IX. Export to the USA and Canada
For distribution or sub-distribution to the USA and Canada, the distributor (the commerce initiator) assumes complete liability for claims in regards to damage replacement and product liability. The distributor shall therefore keep the vendor free of liabilities and complaints from third parties in regards to these areas in all cases. In addition, the distributor foregoes the right, to the maximum extent of the law, to make claims himself against the vendor, including claims of recourse, in these areas; in this case as well, the distributor is obligated to demonstrate gross negligence.
X. Premature Termination of Contract
In case of a premature termination of contract for reasons that are caused by the customer, the Contractor shall be entitled, without proof, to charge cancellation expenses of 35% of the net order total, unless the Contractor proves that such damage was higher or the customer proves that the damage suffered by the Contractor was lower.

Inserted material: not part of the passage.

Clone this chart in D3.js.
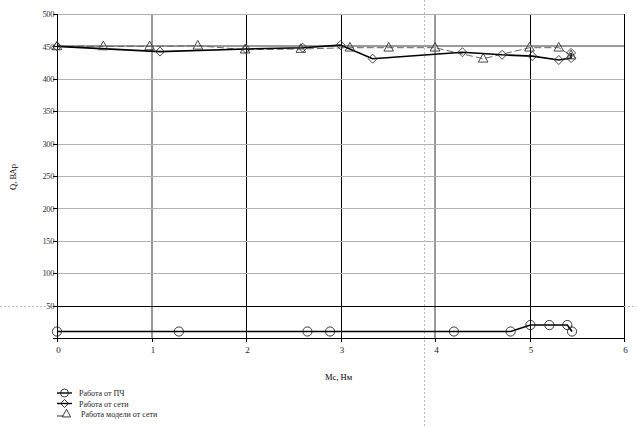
<!DOCTYPE html>
<html><head><meta charset="utf-8">
<script src="https://cdn.jsdelivr.net/npm/d3@7"></script>
<style>
html,body{margin:0;padding:0;background:#fff;}
svg{display:block;font-family:"Liberation Serif","DejaVu Serif",serif;}
</style></head>
<body>
<svg id="chart" width="637" height="428"></svg>
<script>
// ---- data ----
const seriesNames = ["Работа от ПЧ", "Работа от сети", "Работа модели от сети"];
const pchX = [0, 1.29, 2.65, 2.89, 4.2, 4.8, 5.01, 5.21, 5.4, 5.45];
const pchY = [10, 10, 10, 10, 10, 10, 20, 20, 20, 10];
const netX = [0, 1.09, 2.0, 2.6, 3.0, 3.34, 4.29, 4.71, 5.03, 5.31, 5.44, 5.44];
const netY = [450, 442, 446, 448, 452, 431, 441, 437, 435, 429, 432, 440];
const modX = [0, 0.49, 0.98, 1.49, 1.99, 2.58, 3.1, 3.51, 4.0, 4.51, 5.0, 5.31, 5.44];
const modY = [450, 450, 450, 451, 445, 446, 448, 448, 448, 431, 448, 448, 436];
const xTicks = [0, 1, 2, 3, 4, 5, 6];
const yTicks = [50, 100, 150, 200, 250, 300, 350, 400, 450, 500];
const xLabel = "Мс, Нм";
const yLabel = "Q, ВАр";
const cursor = [3.88, 50];

const svg = d3.select("#chart");
const x = d3.scaleLinear().domain([0, 6]).range([57, 624]);
const y = d3.scaleLinear().domain([0, 500]).range([338, 14]);
const px = v => Math.round(v) + 0.5;

// grid
const darkV = new Set([2, 3, 5, 6]);
svg.append("g").selectAll("line").data(xTicks.filter(d => d > 0)).join("line")
  .attr("x1", d => darkV.has(d) ? px(x(d)) : Math.round(x(d)))
  .attr("x2", d => darkV.has(d) ? px(x(d)) : Math.round(x(d)))
  .attr("y1", y(0)).attr("y2", y(500))
  .attr("stroke", d => darkV.has(d) ? "#000" : "#9a9a9a")
  .attr("stroke-width", d => darkV.has(d) ? 1 : 2);
svg.append("g").selectAll("line").data(yTicks).join("line")
  .attr("x1", x(0)).attr("x2", x(6))
  .attr("y1", d => d === 450 ? Math.round(y(d)) : px(y(d)))
  .attr("y2", d => d === 450 ? Math.round(y(d)) : px(y(d)))
  .attr("stroke", d => d === 450 ? "#9a9a9a" : (d === 50 ? "#000" : "#b0b0b0"))
  .attr("stroke-width", d => d === 450 ? 2 : 1);

// cursor crosshair
svg.append("line").attr("x1", px(x(cursor[0]))).attr("x2", px(x(cursor[0]))).attr("y1", 0).attr("y2", 428)
  .attr("stroke", "#bbb").attr("stroke-dasharray", "2,2");
svg.append("line").attr("x1", 0).attr("x2", x(0)).attr("y1", px(y(cursor[1]))).attr("y2", px(y(cursor[1])))
  .attr("stroke", "#bbb").attr("stroke-dasharray", "2,2");
svg.append("line").attr("x1", x(6)).attr("x2", 637).attr("y1", px(y(cursor[1]))).attr("y2", px(y(cursor[1])))
  .attr("stroke", "#bbb").attr("stroke-dasharray", "2,2");

// axes
const xAxis = d3.axisBottom(x).tickValues(xTicks).tickSize(4).tickFormat(d3.format("d"));
const gx = svg.append("g").attr("transform", `translate(0,${Math.round(y(0))})`).call(xAxis);
gx.attr("shape-rendering", "crispEdges");
gx.select(".domain").attr("stroke", "#000");
gx.selectAll("text").attr("font-size", 9).attr("font-family", "Liberation Serif").attr("fill", "#222").attr("dy", "0.9em").attr("dx", "1");
const yAxis = d3.axisLeft(y).tickValues(yTicks).tickSize(4).tickFormat(d3.format("d"));
const gy = svg.append("g").attr("transform", `translate(${Math.round(x(0))},0)`).call(yAxis);
gy.attr("shape-rendering", "crispEdges");
gy.select(".domain").attr("stroke", "#000");
gy.selectAll("text").attr("font-size", 8.5).attr("font-family", "Liberation Serif").attr("fill", "#333").attr("x", -3).attr("letter-spacing", "-0.4");
gy.selectAll(".tick line").attr("stroke", "#000");

// axis titles
svg.append("text").attr("x", 325).attr("y", 380).attr("font-size", 8.5).text(xLabel);
svg.append("text").attr("transform", "translate(16,177) rotate(-90)").attr("text-anchor", "middle")
  .attr("font-size", 8.5).text(yLabel);

// lines
const toPts = (xs, ys) => xs.map((v, i) => [v, ys[i]]);
const line = d3.line().x(d => x(d[0])).y(d => y(d[1]));
const pch = toPts(pchX, pchY), net = toPts(netX, netY), mod = toPts(modX, modY);

svg.append("path").attr("d", line(mod)).attr("fill", "none").attr("stroke", "#666")
  .attr("stroke-width", 1).attr("stroke-dasharray", "7,3");
svg.append("path").attr("d", line(net)).attr("fill", "none").attr("stroke", "#000").attr("stroke-width", 1.6);
svg.append("path").attr("d", line(pch)).attr("fill", "none").attr("stroke", "#000").attr("stroke-width", 1.6);

const diamondPath = (cx, cy, r) => `M${cx},${cy - r}L${cx + r},${cy}L${cx},${cy + r}L${cx - r},${cy}Z`;
const triPath = (cx, cy, r) => `M${cx},${cy - r * 1.1}L${cx + r},${cy + r * 0.7}L${cx - r},${cy + r * 0.7}Z`;

svg.append("g").selectAll("circle").data(pch).join("circle")
  .attr("cx", d => x(d[0])).attr("cy", d => y(d[1])).attr("r", 4.6)
  .attr("fill", "none").attr("stroke", "#222").attr("stroke-width", 0.9);
svg.append("g").selectAll("path").data(net).join("path")
  .attr("d", d => diamondPath(x(d[0]), y(d[1]), 4.5))
  .attr("fill", "none").attr("stroke", "#333").attr("stroke-width", 0.9);
svg.append("g").selectAll("path").data(mod).join("path")
  .attr("d", d => triPath(x(d[0]), y(d[1]), 4.8))
  .attr("fill", "none").attr("stroke", "#333").attr("stroke-width", 0.9);

// legend
const legY = [393, 403.5, 414];
const lg = svg.append("g");
lg.append("line").attr("x1", 57).attr("x2", 72).attr("y1", legY[0]).attr("y2", legY[0]).attr("stroke", "#000").attr("stroke-width", 1.4);
lg.append("circle").attr("cx", 64.5).attr("cy", legY[0]).attr("r", 4).attr("fill", "none").attr("stroke", "#222").attr("stroke-width", 0.9);
lg.append("line").attr("x1", 57).attr("x2", 72).attr("y1", legY[1]).attr("y2", legY[1]).attr("stroke", "#000").attr("stroke-width", 1.4);
lg.append("path").attr("d", diamondPath(64.5, legY[1], 4)).attr("fill", "none").attr("stroke", "#222").attr("stroke-width", 0.9);
lg.append("line").attr("x1", 57).attr("x2", 63).attr("y1", legY[2] + 2).attr("y2", legY[2] + 2).attr("stroke", "#333").attr("stroke-width", 1);
lg.append("path").attr("d", triPath(66.5, legY[2], 4.2)).attr("fill", "none").attr("stroke", "#222").attr("stroke-width", 0.9);
lg.selectAll("text").data(seriesNames).join("text")
  .attr("x", (d, i) => i === 2 ? 81 : 79).attr("y", (d, i) => legY[i] + 3)
  .attr("font-size", 8).attr("fill", "#222").text(d => d);
</script>
</body></html>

XI. Place of Jurisdiction / Applicable Law
In all disputes, if the customer is a fully qualified merchant (Vollkaufmann), a legal person under public law (juristische Person des öffentlichen Rechts) or a public-law special fund (öffentlich-rechtliches Sondervermögen), proceedings shall be initiated before such court that has jurisdiction over the performing company’s principal place of business or delivery. The Contractor shall also be entitled to bring action at the customer’s principal place of business. Applicable law shall be the law of the Federal Republic of Germany.
XII. Final Provisions
If any provision of the above Terms and Conditions shall be or become invalid, the validity of the other provisions shall not be affected. In such a case the invalid provision shall be replaced by a provision that comes as close as possible to the intended purpose of the invalid provision and can be agreed upon in legally valid form.